Let me amplify that a bit. What's the most common kvetch the cons and pundits have had about liberals over the past few years? That liberals "don't offer solutions" and "don't have a clear message." Here's someone who's articulated the basic liberal position quite well and succinctly.

The Dems would do well to follow his rhetorical lead.


Although I dont see it as the basic liberal position.. at least not from the past two decades.... You might want to change the word liberal to Democrat...

But Wow! you are saying these things about a guy who served on Ronnies cabinet ...

you go Ornot!
 
Although I dont see it as the basic liberal position.. at least not from the past two decades.... You might want to change the word liberal to Democrat...

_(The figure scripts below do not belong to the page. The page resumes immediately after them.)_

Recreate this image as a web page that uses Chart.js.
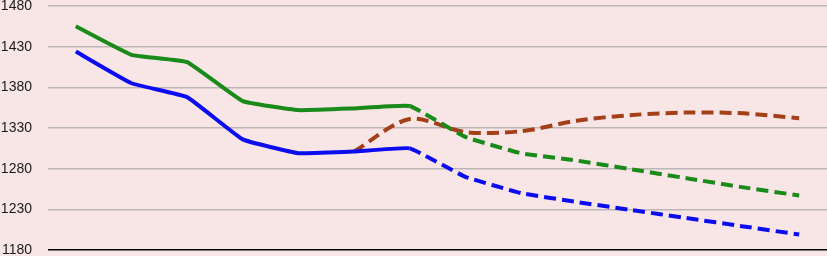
<!DOCTYPE html>
<html>
<head>
<meta charset="utf-8">
<script src="https://cdn.jsdelivr.net/npm/chart.js@4/dist/chart.umd.min.js"></script>
<style>
  html, body { margin: 0; padding: 0; background: #f8e6e6; }
  #wrap { width: 827px; height: 256px; position: relative; }
</style>
</head>
<body>
<div id="wrap"><canvas id="c" width="827" height="256"></canvas></div>
<script>
const categories = ["1", "2", "3", "4", "5", "6", "7", "8", "9", "10", "11", "12", "13", "14"];
const greenSeries = [1455, 1420, 1411, 1363, 1352, 1354, 1357, 1319, 1299, 1290, 1279, 1268, 1257, 1247];
const blueSeries  = [1424, 1385, 1368, 1316, 1299, 1301, 1305, 1270, 1250, 1239, 1229, 1219, 1209, 1199];
const brownSeries = [null, null, null, null, null, 1301, 1341, 1325, 1326, 1339, 1346, 1349, 1348, 1342];
const yTicks = [1180, 1230, 1280, 1330, 1380, 1430, 1480];
const dashFrom = 6;

const dashAfter = ctx => ctx.p0DataIndex >= dashFrom ? [12, 6] : undefined;

new Chart(document.getElementById('c'), {
  type: 'line',
  data: {
    labels: categories,
    datasets: [
      { data: greenSeries, borderColor: '#1a8a1a', borderWidth: 4, pointRadius: 0, tension: 0.1,
        segment: { borderDash: dashAfter } },
      { data: blueSeries, borderColor: '#0c0cf2', borderWidth: 4, pointRadius: 0, tension: 0.1,
        segment: { borderDash: dashAfter } },
      { data: brownSeries, borderColor: '#a3401a', borderWidth: 4, pointRadius: 0, tension: 0.3,
        borderDash: [12, 6], spanGaps: false }
    ]
  },
  options: {
    responsive: false,
    animation: false,
    layout: { padding: { top: 6, bottom: 6, left: 0, right: 0 } },
    plugins: { legend: { display: false }, tooltip: { enabled: false } },
    scales: {
      x: { display: false, offset: true },
      y: {
        min: 1180, max: 1480,
        afterBuildTicks: s => { s.ticks = yTicks.map(v => ({ value: v })); },
        afterFit: s => { s.width = 48; s.paddingTop = 0; s.paddingBottom = 0; },
        border: { display: false },
        grid: {
          drawTicks: false,
          color: c => c.tick && c.tick.value === 1180 ? '#000000' : '#bdb6b6',
          lineWidth: 1.5
        },
        ticks: { padding: 16, color: '#1a1a1a', font: { family: 'Liberation Sans', size: 14 },
          callback: v => String(v) }
      }
    }
  }
});
</script>
</body>
</html>
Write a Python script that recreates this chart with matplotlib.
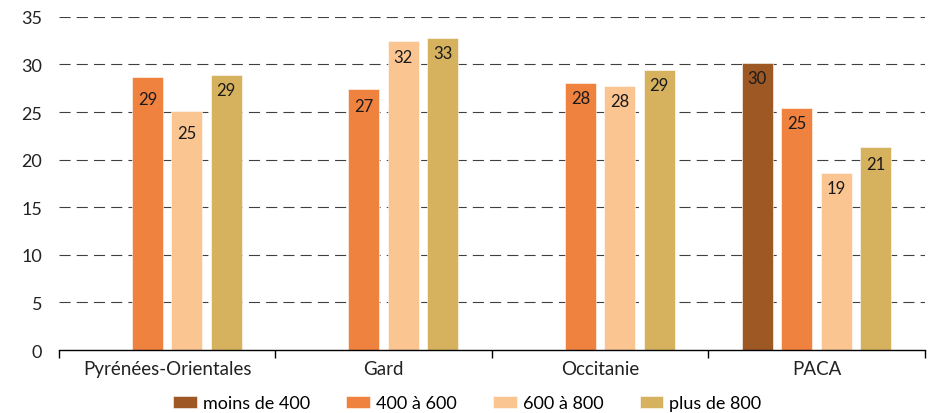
import numpy as np
import matplotlib
matplotlib.use("Agg")
import matplotlib.pyplot as plt

plt.rcParams['font.family'] = ['Lato', 'DejaVu Sans']

categories = ["Pyrénées-Orientales", "Gard", "Occitanie", "PACA"]
series = ["moins de 400", "400 à 600", "600 à 800", "plus de 800"]
moins_400 = [np.nan, np.nan, np.nan, 30.1]
de_400_600 = [28.7, 27.4, 28.0, 25.4]
de_600_800 = [25.1, 32.5, 27.7, 18.6]
plus_800 = [28.9, 32.8, 29.4, 21.3]
values = [moins_400, de_400_600, de_600_800, plus_800]
colors = ["#9D5824", "#F08240", "#FAC591", "#D7B25E"]
yticks = [0, 5, 10, 15, 20, 25, 30, 35]

# extra downward shift (points) of some value labels
label_drop = [[0, 0, 0, 0], [5, 1, 0, 0], [5, 1, 0, 0], [0, 0, 0, 1]]

fig = plt.figure(figsize=(9.35, 4.14), dpi=100)
ax = fig.add_axes([0.063, 0.152, 0.926, 0.805])

x = np.arange(len(categories))
pitch = 0.182
width = 0.143
for i, (name, vals, col) in enumerate(zip(series, values, colors)):
    pos = x + (i - 1.5) * pitch
    ax.bar(pos, vals, width, color=col, label=name, zorder=3,
           edgecolor="white", linewidth=0.4)
    for j, (xp, v) in enumerate(zip(pos, vals)):
        if np.isnan(v):
            continue
        ax.annotate(f"{v:.0f}", (xp, v), xytext=(0, -5 - label_drop[i][j]),
                    textcoords="offset points", ha="center", va="top",
                    fontsize=12, color="#1a1a1a", zorder=4)

ax.set_xlim(-0.5, 3.5)
ax.set_ylim(0, 35)
ax.set_yticks(yticks)
ax.set_yticklabels([str(t) for t in yticks], fontsize=13, color="#222222")
ax.tick_params(axis="y", length=0, pad=12)

# dashed horizontal guides
for t in yticks[1:]:
    ax.axhline(t, color="#404040", linewidth=0.8, linestyle=(0, (10, 5.5)), zorder=1)

# category labels centred on groups, tick marks between groups
ax.set_xticks(x)
ax.set_xticklabels(categories, fontsize=13.5, color="#222222")
ax.tick_params(axis="x", which="major", length=0, pad=7)
ax.set_xticks(np.arange(-0.5, 4.0, 1.0), minor=True)
ax.tick_params(axis="x", which="minor", length=6, width=1, color="black", direction="out")

for s in ["left", "right", "top"]:
    ax.spines[s].set_visible(False)
ax.spines["bottom"].set_color("black")
ax.spines["bottom"].set_linewidth(1)
ax.spines["bottom"].set_zorder(5)

fig.legend(loc="lower center", bbox_to_anchor=(0.5, -0.035), ncol=4, frameon=False,
           fontsize=13, handlelength=1.3, handleheight=0.7, handletextpad=0.35,
           columnspacing=2.0)

fig.savefig("out.png", dpi=100)
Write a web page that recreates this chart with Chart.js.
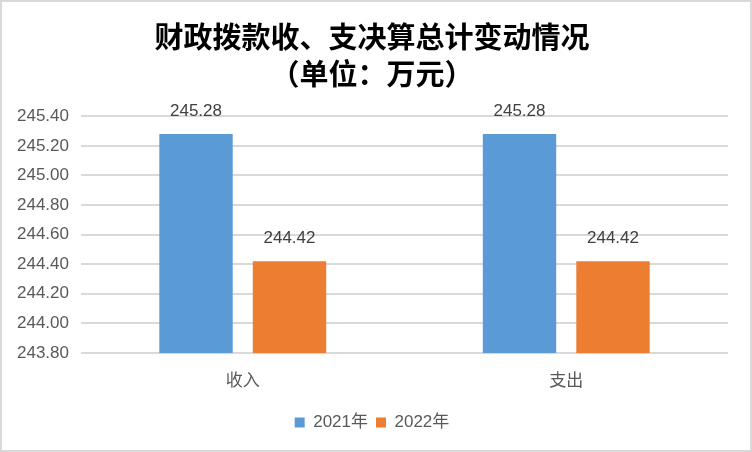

But Wow! you are saying these things about a guy who served on Ronnies cabinet ...

you go Ornot!
The objection to gross inequity in the distribution of wealth and power is the defining characteristic of the leftist and, by extension, the American liberal.

And almost anyone can learn from experience and abandon youthful folly. :p
 
Although I dont see it as the basic liberal position.. at least not from the past two decades.... You might want to change the word liberal to Democrat...

But Wow! you are saying these things about a guy who served on Ronnies cabinet ...

you go Ornot!

Although I dont see it as the basic liberal position.. at least not from the past two decades....

Gotta agree with Ornot here. Economic fairness, equality of opportunity, and attempting to take the rough edges off of unfettered lassaize-faire capitalism is the basic liberal position. Its the glue that holds the Democratic coalition together.
 
The dems caught up with the repubs and have sold out to corporate and special interests with money. We private citizens don't show up much on either partys radar lately.
 
the glue that holds the far left whacko's together.
your going to see a lot more centerist run by the dems for 08.
Won't be too much on the class warfare side.
A hand up to the lower and middle, not a bitch slap to the rich.
 
No...the defining characteristic of the modern day liberal is to engage in
A policy or practice of treating or governing people in a fatherly/motherly manner, especially by providing for their needs without giving them responsibilities.
I didnt hear Jim Webb say these things... i did hear him say the bridge between the haves and have nots is too widening. The cure for this is not to play Robin Hood... the cure is to challange the Corps .....remind them of their responsibilities and to let them know should they continue to trek down the path they are going...there will be consequences ... to lead as Teddy Roosevelt did.